«Riteniamo il mandato sicuro, chiaro e valido». Il ministro dello Sviluppo economico Carlo Calenda ribadisce così la linea italiana sul Trattato Ttip per il commercio e gli investimenti tra Ue e Usa in vista del Consiglio europeo del 28 e 29 giugno quando la Commissione, come preannunciato dal presidente Juncker, potrebbe richiedere ai vari governi la conferma delle loro intenzioni per rinsaldare il mandato.
La tenacia del ministro che in un’informativa urgente nell’Aula della Camera difende il trattato – nonostante la crescente ondata di malcontento dell’opinione pubblica, la retromarcia evidente della Francia e i dubbi che serpeggiano anche in Germania – fa scattare gli interventi di protesta, con tanto di cartelli, del compatto fronte anti-Ttip: M5S in testa con Lega, Sel, Fratelli d’Italia.
Calenda rintuzza in Parlamento quelli che giudica luoghi comuni, in alcuni casi frutto di informazioni non adeguate sul tema e dei cosiddetti “leaks” che identificano erroneamente le posizioni e le richieste americane con i contenuti di un accordo che la Commissione deve negoziare entro il perimetro del mandato. «Come si evince dal mandato – dice il ministro – non fanno parte del negoziato il principio di precauzione (sulla base del quale, tra l’altro, oggi sono tenuti fuori dal mercato Ue molti Ogm) né i servizi pubblici, la cultura, i diritti, i servizi audiovisivi». E non c’è nemmeno dubbio, dice, che si tratti di «un accordo misto e dunque soggetto a un percorso di approvazione nazionale oltre che europeo». Diverso però, aggiunge accendendo le polemiche dei grillini, il discorso relativo al trattato Ceta con il Canada, dal perimetro molto più ristretto e già negoziato con esiti positivi. Martedì la presidente della Camera Laura Boldrini aveva ricordato l’importanza di sentire anche i Parlamenti nazionali. Ma secondo il ministro considerare il trattato un accordo misto porterebbe a una sua approvazione solo in una modalità provvisoria, con il conseguente rischio che «il Ceta non entri mai in vigore»: un precedente tale da decretare «virtualmente la morte della politica commerciale europea».

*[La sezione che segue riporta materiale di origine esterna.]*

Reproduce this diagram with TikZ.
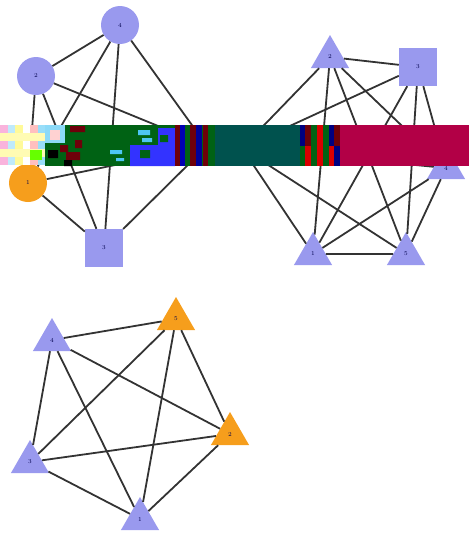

Se si passa poi allo stato dell’arte dei singoli capitoli che dopo ben 13 round negoziali sono ancora da definire, è chiaro che non è facile dirsi ottimisti. «Sostenere che il Ttip è importante non vuol dire affatto essere pronti a chiuderlo a ogni costo. Il rischio che un equilibrio negoziale non sia raggiunto è concreto» ammette Calenda, perché su alcuni punti irrinunciabili per l’Unione europea gli Stati Uniti non hanno ancora concesso abbastanza. È il caso degli appalti pubblici, dominati dalle norme “buy american” che limitano le imprese europee, e del capitolo sulle indicazioni geografiche alimentari che rischia di arenarsi per una ristretta lista di prodotti con denominazione protette – da 5 a 10 su un totale di 200 – che potrebbero restare sotto la minaccia del cosiddetto “italian sounding”, l’evocazione di un’inesistente italianità.